►

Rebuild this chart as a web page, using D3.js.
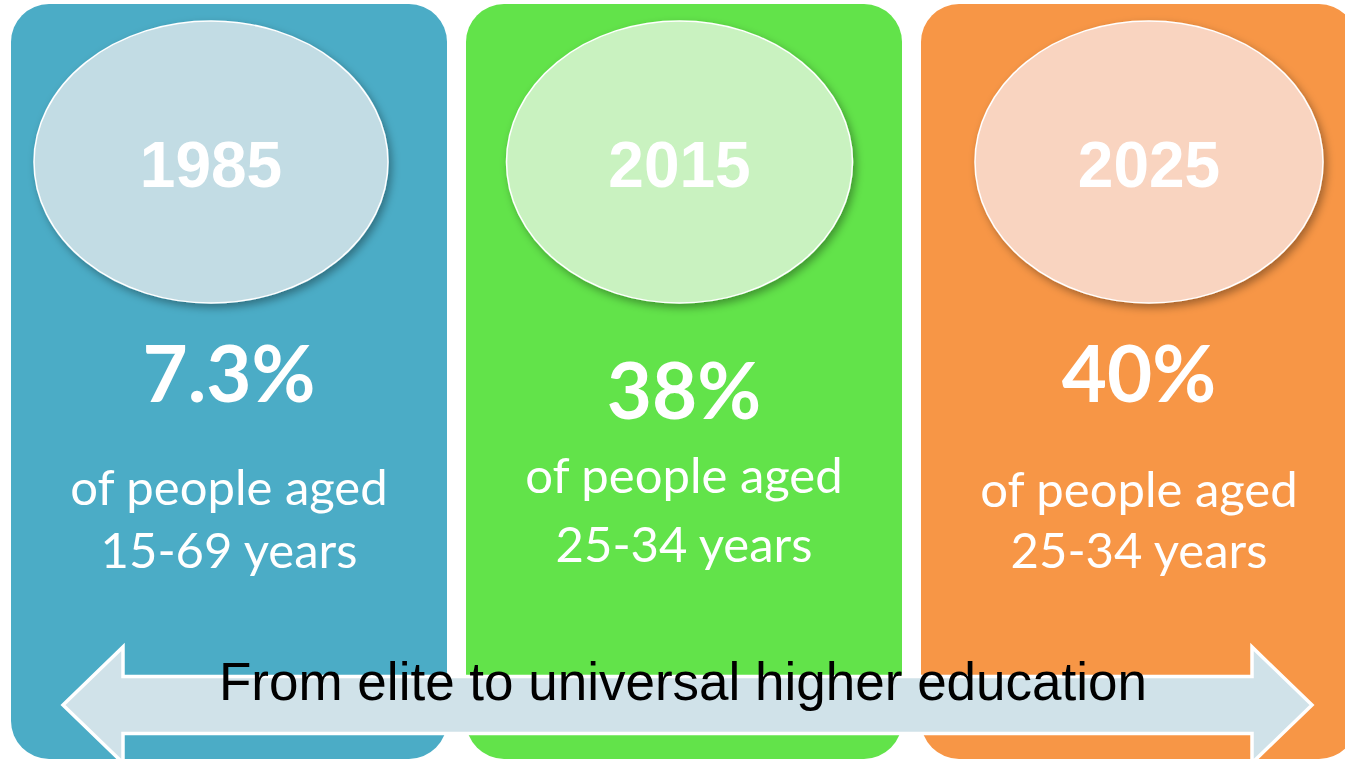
<!DOCTYPE html>
<html>
<head>
<meta charset="utf-8">
<script src="https://cdn.jsdelivr.net/npm/d3@7"></script>
<style>
  body { margin: 0; background: #fff; }
</style>
</head>
<body>
<div id="wrapper"></div>
<script>
// data
const years = ['1985', '2015', '2025']
const shares = ['7.3%', '38%', '40%']
const captionLine = 'of people aged'
const ageGroups = ['15-69 years', '25-34 years', '25-34 years']
const arrowLabel = 'From elite to universal higher education'

// styles
const panelColors = ['#4BACC6', '#62E34A', '#F79646']
const ellipseColors = ['#C2DCE4', '#C9F2C0', '#F9D4C0']

// per panel tweaks (offset from panel centre)
const ellipseShift = [-18, -4.5, 10]
const ellipseRx = [177, 173, 174]
const shareBaseline = [402, 419, 402]
const line1Baseline = [505, 493, 507]
const line2Baseline = [568, 562, 568]

const dimensions = {
  width: 1345,
  height: 761
}

const wrapper = d3.select('#wrapper')
  .append('svg')
    .attr('width', dimensions.width)
    .attr('height', dimensions.height)

const defs = wrapper.append('defs')
defs.append('filter')
    .attr('id', 'shadow')
    .attr('x', '-20%').attr('y', '-20%')
    .attr('width', '140%').attr('height', '140%')
  .append('feDropShadow')
    .attr('dx', 3)
    .attr('dy', 4)
    .attr('stdDeviation', 4)
    .attr('flood-color', '#000')
    .attr('flood-opacity', 0.35)

//scales
const xScale = d3.scaleBand()
  .domain(years)
  .range([11, 1357])
  .paddingInner(19 / 455)

const panels = wrapper.selectAll('g.panel')
  .data(years)
  .enter().append('g')
    .attr('class', 'panel')

panels.append('rect')
  .attr('x', d => xScale(d))
  .attr('y', 4)
  .attr('width', xScale.bandwidth())
  .attr('height', 755)
  .attr('rx', 38)
  .attr('fill', (d, i) => panelColors[i])

const cx = (d, i) => xScale(d) + xScale.bandwidth() / 2

panels.append('ellipse')
  .attr('cx', (d, i) => cx(d, i) + ellipseShift[i])
  .attr('cy', 162)
  .attr('rx', (d, i) => ellipseRx[i])
  .attr('ry', 141)
  .attr('fill', (d, i) => ellipseColors[i])
  .attr('stroke', '#fff')
  .attr('stroke-width', 1.5)
  .attr('filter', 'url(#shadow)')

panels.append('text')
  .attr('x', (d, i) => cx(d, i) + ellipseShift[i])
  .attr('y', 187)
  .attr('text-anchor', 'middle')
  .style('font-family', '"Liberation Sans", Arial, sans-serif')
  .style('font-weight', 'bold')
  .style('font-size', '64px')
  .attr('fill', '#fff')
  .text(d => d)

panels.append('text')
  .attr('x', cx)
  .attr('y', (d, i) => shareBaseline[i])
  .attr('text-anchor', 'middle')
  .style('font-family', 'Lato, "Open Sans", sans-serif')
  .style('font-weight', 'bold')
  .style('font-size', '78px')
  .attr('fill', '#fff')
  .text((d, i) => shares[i])

panels.append('text')
  .attr('x', cx)
  .attr('y', (d, i) => line1Baseline[i])
  .attr('text-anchor', 'middle')
  .style('font-family', 'Lato, "Open Sans", sans-serif')
  .style('font-size', '49px')
  .attr('fill', '#fff')
  .text(captionLine)

panels.append('text')
  .attr('x', cx)
  .attr('y', (d, i) => line2Baseline[i])
  .attr('text-anchor', 'middle')
  .style('font-family', 'Lato, "Open Sans", sans-serif')
  .style('font-size', '49px')
  .attr('fill', '#fff')
  .text((d, i) => ageGroups[i])

// double headed arrow
const arrow = { left: 63, right: 1312, head: 60, mid: 705, shaftHalf: 28.5, headHalf: 58 }
const arrowPath = d3.path()
arrowPath.moveTo(arrow.left, arrow.mid)
arrowPath.lineTo(arrow.left + arrow.head, arrow.mid - arrow.headHalf)
arrowPath.lineTo(arrow.left + arrow.head, arrow.mid - arrow.shaftHalf)
arrowPath.lineTo(arrow.right - arrow.head, arrow.mid - arrow.shaftHalf)
arrowPath.lineTo(arrow.right - arrow.head, arrow.mid - arrow.headHalf)
arrowPath.lineTo(arrow.right, arrow.mid)
arrowPath.lineTo(arrow.right - arrow.head, arrow.mid + arrow.headHalf)
arrowPath.lineTo(arrow.right - arrow.head, arrow.mid + arrow.shaftHalf)
arrowPath.lineTo(arrow.left + arrow.head, arrow.mid + arrow.shaftHalf)
arrowPath.lineTo(arrow.left + arrow.head, arrow.mid + arrow.headHalf)
arrowPath.closePath()

wrapper.append('path')
  .attr('d', arrowPath.toString())
  .attr('fill', '#D0E2E9')
  .attr('stroke', '#fff')
  .attr('stroke-width', 3.5)
  .attr('stroke-linejoin', 'miter')

wrapper.append('text')
  .attr('x', 683)
  .attr('y', 700)
  .attr('text-anchor', 'middle')
  .style('font-family', '"Liberation Sans", Arial, sans-serif')
  .style('font-size', '53px')
  .attr('fill', '#000')
  .text(arrowLabel)
</script>
</body>
</html>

◄

TASK GOAL >>
Repeat only the lines from the beginning of the material through the line containing "const arrowLabel = 'From", both ends kept, leaving pictures out.

ANSWER TO THE EXERCISE >>
Rebuild this chart as a web page, using D3.js.
<!DOCTYPE html>
<html>
<head>
<meta charset="utf-8">
<script src="https://cdn.jsdelivr.net/npm/d3@7"></script>
<style>
  body { margin: 0; background: #fff; }
</style>
</head>
<body>
<div id="wrapper"></div>
<script>
// data
const years = ['1985', '2015', '2025']
const shares = ['7.3%', '38%', '40%']
const captionLine = 'of people aged'
const ageGroups = ['15-69 years', '25-34 years', '25-34 years']
const arrowLabel = 'From elite to universal higher education'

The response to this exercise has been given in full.